The Slumdog Millionaire effect
Following the movie, tourists came to discover for themselves. Who were these forgotten people? The Government became a tad embarrassed. Sightseers were coming to witness this blot on the Mumbai landscape, so they invested, encouraging individuals to make a better living for themselves, to make something out of the shit they lived in.
A new industry
Consequently, an ‘industrial’ area of their own took shape. They made enough money to at least feed themselves. The sewers were, kind of, dealt with by the Government, and the next generation perceived they might make something for themselves by living here. So as more people moved in, Dharavi developed into a place families wanted to move in to. Next came schools and hospitals; Dharavi became a city within a city.
Hooray for Hollywood…
The ‘slum tours’ grew in popularity.
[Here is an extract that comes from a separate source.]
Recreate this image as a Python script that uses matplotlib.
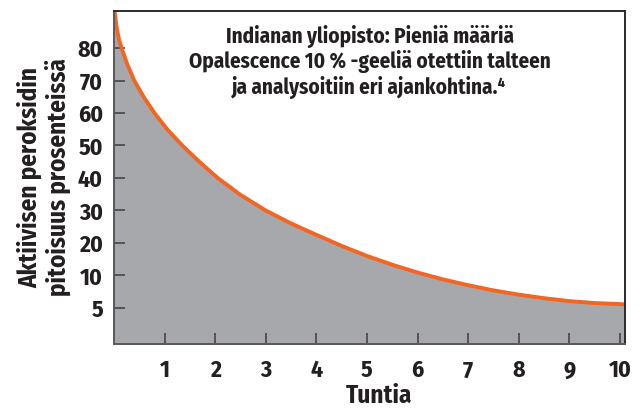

But now the Slumdog Millionaire of the movie was not the place people came to visit. The film transformed their way of living. Hmm, the power of Hollywood. If only they just sprinkled a fraction of their millions to help the communities out in the first place.
The times they are a-changing. Dharavi Mumbai slum or citysystem?
So today on the outskirts of Dharavi, you can witness proper regeneration. Here is where I began to appreciate the notion that this was indeed a citysystem. A city within a city. Actual streets, actual shops, markets with fresh fruit and vegetables and – a generation of people eager to have their photos taken. Because slum or not, they recognise the power of the Social Media, Instagram crowd. There is money in tourism.
People are choosing to live in Dharavi, and they are educating themselves. They are becoming concierge in top Mumbai hotels, drivers, teachers. But are they poor? Is this still poverty? What is poverty?
We encountered many people curious about what we were doing, but no one threw stones. Most did indeed appear happy and were just getting about their day. Would I pay another well-to-do tour guide to stumble through their livelihoods and homes? No. Would I recommend you go? Perhaps. I have since discovered other tours carried out by residents of Dharavi and certainly I think this would be more informative. In hindsight, it would have been better to have actually talked to residents themselves.
Dharavi Mumbai slum lessons learned
The guide admitted at the end of the tour she was so dumfounded at finding the concierge she questioned her beliefs. Her encounter with the slum dog in disguise had completely thrown her. While she had recognised the old ‘slum’ notion was wrong, she had not realised how far change had come. But, good for her for being open-minded about making that change for herself. She explained, as a Muslim woman from her community, she has to use ‘a powerful voice’. She is opinionated and firm to have her voice recognised but also, she added thoughtfully, she realised she should listen more too. I admired her for that.
Iain was quick to put his camera away throughout the living areas, acknowledging this would indeed be an intrusion. He was respectful, asking to take photographs of people, who all agreed; people even asked him to take their picture. You can read his blog about this here Photographing People-Travel Photography Tips. In conclusion, he conceded, yelling at your tour guide was not a healthy way of negotiation. Progress, progress.
I’m still learning. It’s all learning. I learned not everything will give you the answers you think you are going to find. Sometimes you leave with more questions than you started with. And sometimes things just – are.